I vowed to never return and searched for more hair salons. I also began to look into natural hair options. I found a woman named Amber at Conscious Coils, who specializes in chemical-free hair. She is a pioneer of sorts here in Oregon. She led the push on easing regulations on natural hair care, opening the door for her and business owners like her to practice their trade.
But what struck me is that she offered consultations. That’s what I needed, someone to talk this over with who was an expert.
I could read all of the blogs, watch YouTube videos, talk with my naturalista friends, but everyone had their own take. After my consultation with Amber, I had a good outlook on what was ahead on this natural hair journey and was sold.
I wasn’t going to be as cool as one of my besties about going natural. She had just had enough of her hair and had her husband take his clippers to her hair. She said she was crying during the process, but as soon as it was done felt just a freedom and weight lifted off her shoulders. It sounded intoxicating.

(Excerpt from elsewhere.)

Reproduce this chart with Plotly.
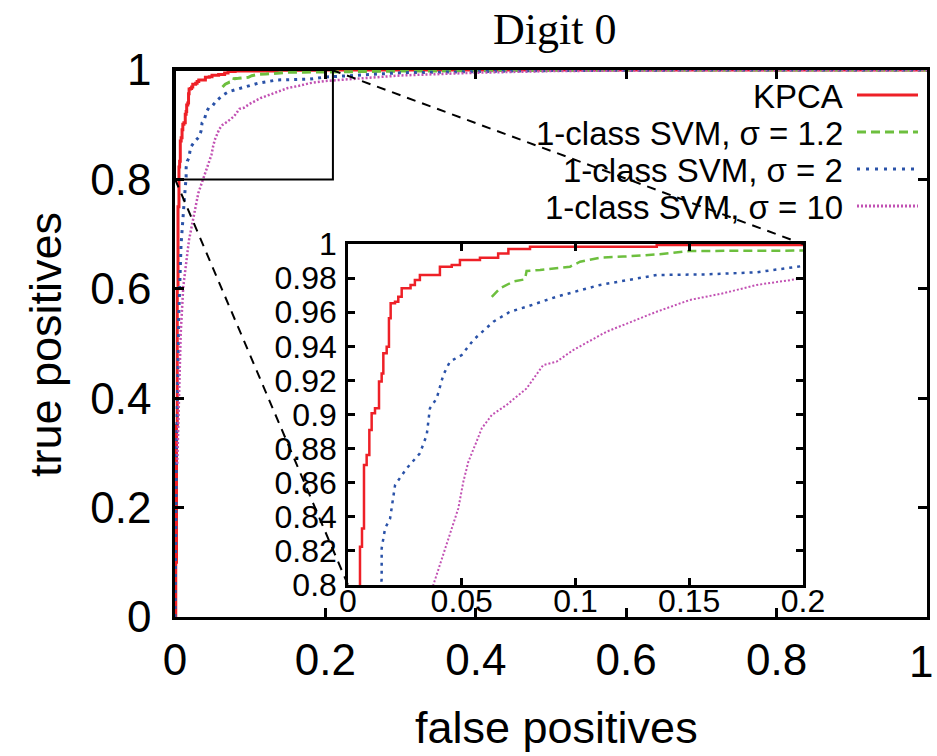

But I’m not as ballsy as she. I decided I would cut off a few inches and then use protective styling via weaves and braids. From my weave-wearing days in Chicago, I still had a couple bags of hair, so Amber gave me the contact for the go-to place for weaves in Portland, Studio Six 9 Hair Design.
My stylist Jerry was a nut, but in a good way. She rocked a thick, tousled mohawk that was red, purple and had shaved her sides. Usually that would have given me pause since our hair style choices are obviously so different, but I figured, I’m getting a weave and having her cut off an inch or two and that’ll be it.
As I’m sitting in the chair, she starts to cut. I got curious.
“How much of my natural hair is there?” I asked.
“Oh you’ve got a good three, four inches.” Jerry said, snipping away an inch here and there.
Should I cut it off? This wasn’t part of my plan to do it right now, but I’m really tired of feeling blah and I needed a change.
“What if we just cut it all off?” I suddenly could relate to Britney Spears in her head-shaving moment.
“All the relaxed hair? Are you sure?”
I am so effing done, I thought, let’s just do it. “Yes.”
Jerry began to invoke her inner Edward Scissorhands and a few minutes later I had a nice puffy little fro. I was so stoked, I sent my girlfriends a group message to announce my new ‘do. They were so excited, I got ballsy and put pics up on Facebook.
I thought about taking a pic of the piles of hair on the floor, but thought, nahhh, that’s gross. So I looked at it and was reminded of what it meant. All of the swimming-pool concerns when I was a kid, the awkwardness of a gheri-curled tween, the panic-inducing rain as a career woman. All of that, was no more. It was headed to the garbage where it belonged.
Then… I looked at the pile of weave on Jerry’s desk and questions swirled in my mind. Should I just forget the weave and rock my new hair? I don’t even have any products and I’m leaving for BlogHer in the morning, do I have time to get it all together? Do I want to be getting acquainted with my new ‘do while away?
I decided to stick with the plan. (My Type-A personality doesn’t often allow for deviations in plans, but it’s something I’m working on.)
So I’m rockin’ my weave and it’s a big change. When my 6-year-old first saw me, he dropped his jaw and Kindle simultaneously, which is a miracle within itself. “Whooooaaaaaaa!” My Portland bestie got out of the shower and met me soaking wet in only her towel just to get a glimpse and my neighbor didn’t even recognize me.
But it was when I later read the numerous comments on my Facebook page about my metamorphosis into a naturalista did I have a twinge of regret about not rocking the ‘fro from the beginning. But I won’t have the weave forever and once it’s out I can begin getting to know the real me, the natural me.